I don’t know why I did it. I was very tired, pressed the wrong series of command keys, and instructed the computer to format. This would mean the destruction of every sermon ever written, the wiping out of five years of accounts, and the nuking of my diary for the next two years. The computer itself raised a perturbed eyebrow at my instruction, and asked for confirmation. A message flashed on the screen.

“Are you sure?”

Of course I was sure, how dare you question my choices, oh evil, pathetic machine! In a moment of unbridled insanity, my finger hovered over the Y key; Y stands for “yes”. I punched the key with attitude. And in a second or two, everything was wiped out. Even as I held the Y key down, I realised the utter folly of what I had done. The hard disk was now empty. There was no way back. I wish I could tell you that I faced my foolishness with calm demure, murmuring, “The Lord has given, and the Lord has taken away – blessed be the Name…. 

No, I screamed again, and ran around the room at speed.

If only I had heeded the cautionary warning – are you sure? – and had stopped for just a moment to consider my actions. I would have saved myself months of grief. Instead, my impatient, unthinking haste destroyed everything. 

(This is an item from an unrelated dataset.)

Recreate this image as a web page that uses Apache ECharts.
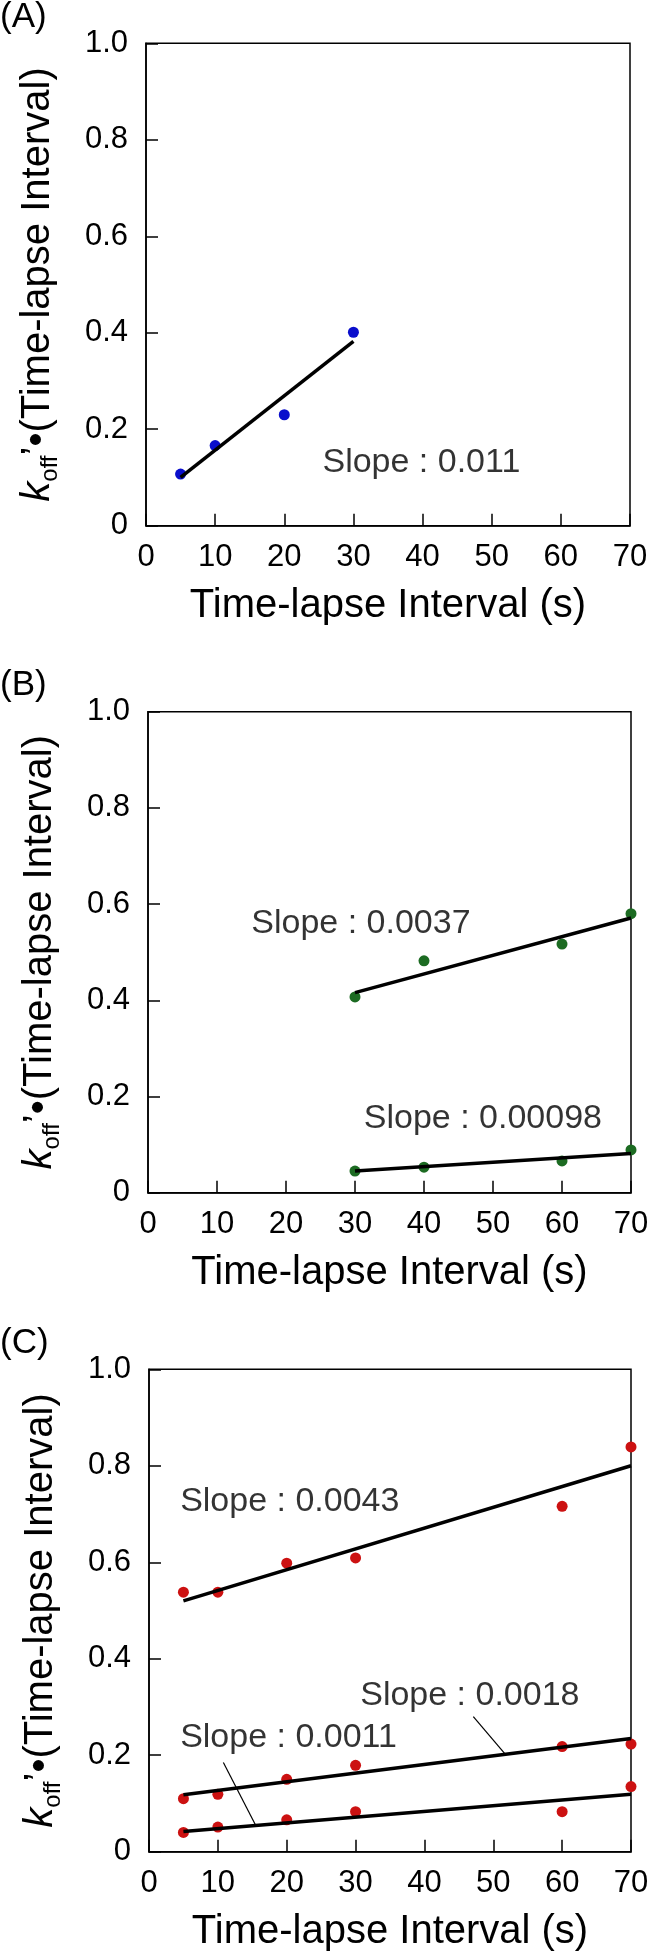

And sometimes the same is true when it comes to a heady moment of temptation. In the heat of the moment, we find ourselves sprinting down the mad pathway towards sin – it is like a temporary madness. Casting aside everything that we know to be true, ignoring every bible verse memorised, and every lesson learned, we leap headlong from a twilight zone of half consciousness into wrongdoing. If only there was an error message that automatically appeared before our eyes – “are you sure?”.

How many marriages might have been saved if a man had taken a few seconds to ponder the faces of his children, or remember wedding promises made, instead of just leaping thoughtlessly into an adulterous bed? How many lives might have been different if thoughtful, considered choices had been made, perhaps without the blurring that too much alcohol brings?